Hinzu kommt, dass die Bewirtschaftung der kommunalen Immobilien und Liegenschaften in
Gladbeck nach wie vor nicht zentral organisiert ist. Vielmehr kann eine Zersplitterung der
Zuständigkeiten festgestellt werden: Organisations- und Überwachungskompetenzen sind auf
die unterschiedlichen Fachämter verteilt, so dass beispielsweise das Schulamt die
Schulgebäude und das Kulturamt die Bibliothek und die Stadthalle betreut. Das Hochbauamt
übernimmt die technische Gebäudeunterhaltung, dem Hauptamt werden die Hausmeister- und
Reinigungsdienste sowie neuerdings gar der Verwaltungsneubau zugedacht und die Kämmerei
wirkt bei der Etatermittlung für die kommunalen Immobilien mit. Kritiker sprechen zu
Recht von einem "System der organisierten Unverantwortlichkeit". Die dezentrale
Organisation ist wirtschaftlich ineffizient und kann u.a.

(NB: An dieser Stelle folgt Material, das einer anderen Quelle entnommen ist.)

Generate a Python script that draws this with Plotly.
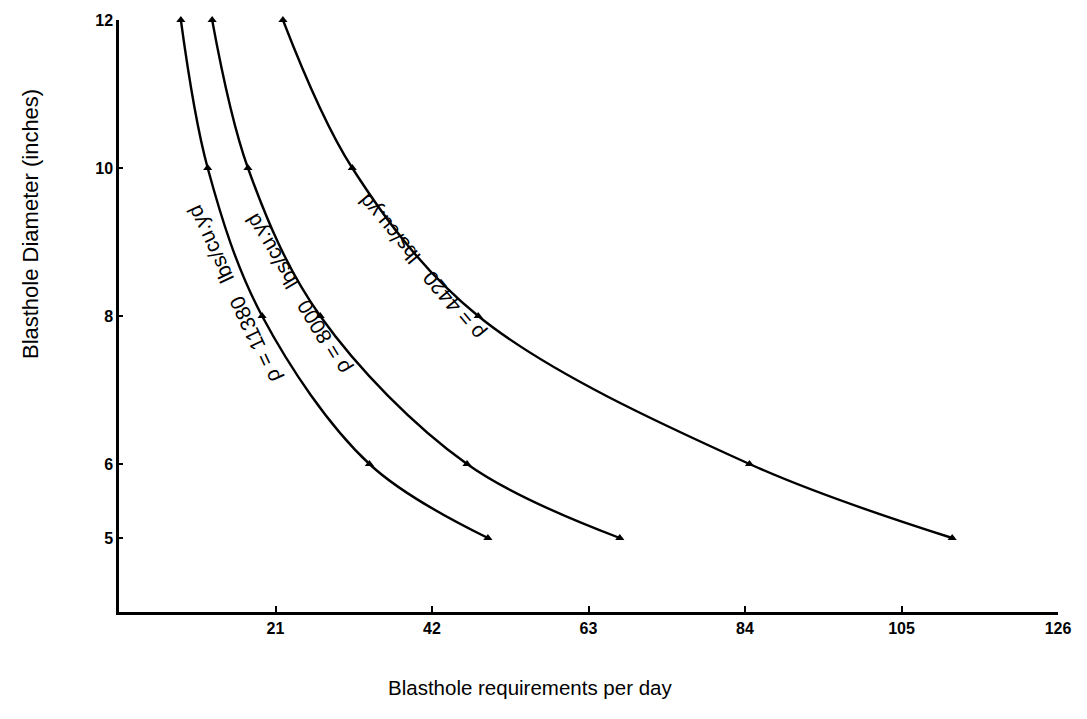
import plotly.graph_objects as go

# Blasthole diameter (inches)
diameters = [12, 10, 8, 6, 5]

# Blasthole requirements per day for each explosive density curve
req_11380 = [8.3, 11.9, 19.2, 33.6, 49.5]
req_8000 = [12.5, 17.3, 27.0, 46.7, 67.2]
req_4420 = [22.0, 31.3, 48.2, 84.6, 111.8]

densities = ["11380", "8000", "4420"]

x_ticks = [21, 42, 63, 84, 105, 126]
y_ticks = [5, 6, 8, 10, 12]

series = [req_11380, req_8000, req_4420]

fig = go.Figure()
for vals in series:
    fig.add_trace(go.Scatter(
        x=vals, y=diameters, mode="lines+markers",
        line=dict(color="black", width=2.4, shape="spline", smoothing=1.0),
        marker=dict(symbol="triangle-up", size=8, color="black"),
        cliponaxis=False, showlegend=False,
    ))

label_font = dict(family="Liberation Sans, Arial, sans-serif", size=21, color="black")
NB = "\u00a0"
label_pos = [(15.4, 8.30, -115), (24.0, 8.30, -121), (40.5, 8.66, -130)]
for dens, (ax_, ay_, ang) in zip(densities, label_pos):
    fig.add_annotation(
        x=ax_, y=ay_, xref="x", yref="y",
        text=f"ρ{NB}={NB}{dens}{NB}{NB}{NB}lbs/cu.yd",
        textangle=ang, showarrow=False, font=label_font,
        xanchor="center", yanchor="middle",
    )

fig.add_annotation(
    x=0.438, y=-0.128, xref="paper", yref="paper",
    text="Blasthole requirements per day", showarrow=False,
    font=dict(family="Liberation Sans, Arial, sans-serif", size=20.5, color="black"),
    xanchor="center", yanchor="middle",
)
fig.add_annotation(
    x=-0.095, y=0.655, xref="paper", yref="paper",
    text="Blasthole Diameter (inches)", showarrow=False, textangle=-90,
    font=dict(family="Liberation Sans, Arial, sans-serif", size=22, color="black"),
    xanchor="center", yanchor="middle",
)

tick_font = dict(family="Liberation Sans, Arial, sans-serif", size=16, color="black")
fig.update_xaxes(
    range=[0, 126], tickvals=x_ticks, ticktext=[f"<b>{t}</b>" for t in x_ticks],
    showline=True, linecolor="black", linewidth=2.5, ticks="inside",
    ticklen=6, tickwidth=1.5, tickcolor="black", showgrid=False, zeroline=False,
    tickfont=tick_font,
)
fig.update_yaxes(
    range=[4, 12], tickvals=y_ticks, ticktext=[f"<b>{t}</b>" for t in y_ticks],
    showline=True, linecolor="black", linewidth=2.5, ticks="inside",
    ticklen=4, tickwidth=1.5, tickcolor="black", showgrid=False, zeroline=False,
    tickfont=tick_font,
)
fig.update_layout(
    width=1087, height=719,
    margin=dict(l=119, r=29, t=20, b=107),
    plot_bgcolor="white", paper_bgcolor="white",
)
fig.write_html("out.html")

Umsetzungsprobleme bei der
Bauunterhaltung, lange Wartezeiten bei der Bearbeitung von Vorgängen und
Doppelbearbeitung von Aufgaben durch unterschiedliche Ämter zur Folge haben.
Neben diesen organisatorischen Problemen ist das bisherige Immobilienmanagement durch
fehlende Transparenz gekennzeichnet, was eine vorausschauende und effiziente
Bewirtschaftung der Gebäude weiter erschwert. Der Zustand der kommunalen Immobilien ist
nur unzureichend erfasst. Aussagefähige betriebswirtschaftliche Kennzahlen fehlen,
wodurch ein Überblick über alle anfallenden Kosten nur mühsam möglich ist. Ein
kostenorientiertes Nutzerverhalten der Mitarbeiter (beispielsweise des Energieverbrauchs)
lässt sich infolge der fehlenden Kostentransparenz nur schwer herbeiführen.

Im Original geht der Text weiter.